:: TASK PROMPT ::
Count how many lines include "chart" and answer with that number only.

:: GIVEN DATA ::
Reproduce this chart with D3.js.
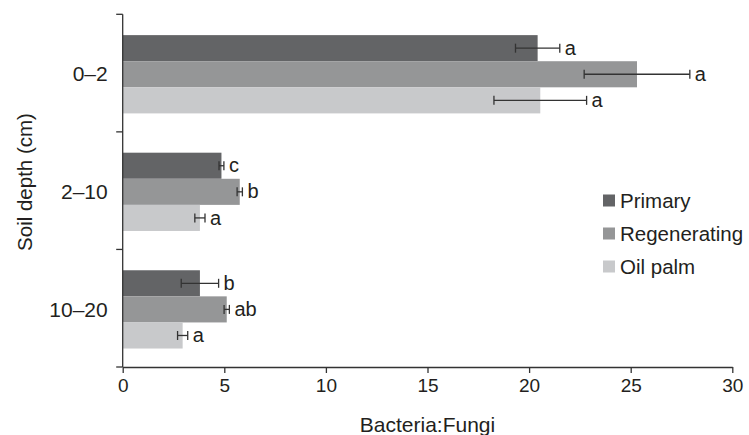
<!DOCTYPE html>
<html>
<head>
<meta charset="utf-8">
<script src="https://cdn.jsdelivr.net/npm/d3@7"></script>
<style>
  html, body { margin: 0; padding: 0; background: #fff; }
  svg { display: block; font-family: "Liberation Sans", Arial, sans-serif; }
</style>
</head>
<body>
<svg id="chart" width="749" height="435"></svg>
<script>
// ---- data ----
const depths = ["0\u20132", "2\u201310", "10\u201320"];
const series = ["Primary", "Regenerating", "Oil palm"];
const primaryVals = [20.42, 4.86, 3.8];
const regenVals = [25.31, 5.76, 5.12];
const oilVals = [20.55, 3.8, 2.95];
const primaryErr = [1.09, 0.12, 0.92];
const regenErr = [2.6, 0.13, 0.13];
const oilErr = [2.28, 0.25, 0.25];
const primaryLetters = ["a", "c", "b"];
const regenLetters = ["a", "b", "ab"];
const oilLetters = ["a", "a", "a"];
const xTicks = [0, 5, 10, 15, 20, 25, 30];
const colors = ["#636466", "#959697", "#c8c9cb"];

const valueSets = [primaryVals, regenVals, oilVals];
const errSets = [primaryErr, regenErr, oilErr];
const letterSets = [primaryLetters, regenLetters, oilLetters];

const rows = [];
depths.forEach((d, i) => {
  series.forEach((s, j) => {
    rows.push({depth: d, series: s, si: j, value: valueSets[j][i], err: errSets[j][i], letter: letterSets[j][i]});
  });
});

const svg = d3.select("#chart");
const ink = "#231f20";
const axisInk = "#333";

const x = d3.scaleLinear().domain([0, 30]).range([122.7, 732.3]);
const y = d3.scaleBand().domain(depths).range([14.3, 367]).padding(0);
const yInner = d3.scaleBand().domain(series).range([0, y.bandwidth()]).paddingInner(0).paddingOuter(0.753).align(0.53);

// bars
svg.append("g").selectAll("rect").data(rows).join("rect")
  .attr("x", x(0))
  .attr("y", d => y(d.depth) + yInner(d.series))
  .attr("width", d => x(d.value) - x(0))
  .attr("height", yInner.bandwidth())
  .attr("fill", d => colors[d.si]);

// error bars
const eb = svg.append("g").attr("stroke", axisInk).attr("stroke-width", 1.3);
rows.forEach(d => {
  const cy = y(d.depth) + yInner(d.series) + yInner.bandwidth() / 2;
  const x1 = x(d.value - d.err), x2 = x(d.value + d.err);
  eb.append("line").attr("x1", x1).attr("x2", x2).attr("y1", cy).attr("y2", cy);
  eb.append("line").attr("x1", x1).attr("x2", x1).attr("y1", cy - 4.5).attr("y2", cy + 4.5);
  eb.append("line").attr("x1", x2).attr("x2", x2).attr("y1", cy - 4.5).attr("y2", cy + 4.5);
});

// significance letters
svg.append("g").selectAll("text").data(rows).join("text")
  .attr("x", d => x(d.value + d.err) + 5)
  .attr("y", d => y(d.depth) + yInner(d.series) + yInner.bandwidth() / 2)
  .attr("dy", "0.33em")
  .attr("font-size", 20)
  .attr("fill", ink)
  .text(d => d.letter);

// x axis
const xAxis = svg.append("g")
  .attr("transform", `translate(0,${y.range()[1]})`)
  .call(d3.axisBottom(x).tickValues(xTicks).tickSize(6).tickSizeOuter(0).tickPadding(6));
xAxis.select(".domain").attr("stroke", axisInk).attr("stroke-width", 1.3);
xAxis.selectAll(".tick line").attr("stroke", axisInk).attr("stroke-width", 1.3);
xAxis.selectAll(".tick text").attr("font-size", 19).attr("fill", ink).attr("font-family", null);

// y axis (band boundaries as ticks)
const yg = svg.append("g");
const bounds = depths.map(d => y(d)).concat([y.range()[1]]);
yg.append("line").attr("x1", x(0)).attr("x2", x(0)).attr("y1", y.range()[0]).attr("y2", y.range()[1])
  .attr("stroke", axisInk).attr("stroke-width", 1.3);
yg.selectAll("line.tk").data(bounds).join("line").attr("class", "tk")
  .attr("x1", x(0) - 6.5).attr("x2", x(0)).attr("y1", d => d).attr("y2", d => d)
  .attr("stroke", axisInk).attr("stroke-width", 1.3);
yg.selectAll("text").data(depths).join("text")
  .attr("x", x(0) - 15)
  .attr("y", d => y(d) + y.bandwidth() / 2 + 1)
  .attr("dy", "0.35em")
  .attr("text-anchor", "end")
  .attr("font-size", 21)
  .attr("fill", ink)
  .text(d => d);

// axis titles
svg.append("text")
  .attr("x", 427.5).attr("y", 432)
  .attr("text-anchor", "middle")
  .attr("font-size", 21)
  .attr("fill", ink)
  .text("Bacteria:Fungi");
svg.append("text")
  .attr("transform", "translate(32,182) rotate(-90)")
  .attr("text-anchor", "middle")
  .attr("font-size", 20.5)
  .attr("fill", ink)
  .text("Soil depth (cm)");

// legend
const lg = svg.append("g").attr("transform", "translate(603,0)");
const legendY = d3.scalePoint().domain(series).range([200.5, 266.5]);
series.forEach((s, j) => {
  lg.append("rect").attr("x", 0).attr("y", legendY(s) - 6).attr("width", 12).attr("height", 12).attr("fill", colors[j]);
  lg.append("text").attr("x", 17).attr("y", legendY(s)).attr("dy", "0.35em")
    .attr("font-size", 20.5).attr("fill", ink).text(s);
});
</script>
</body>
</html>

:: COMPLETED TASK ::
3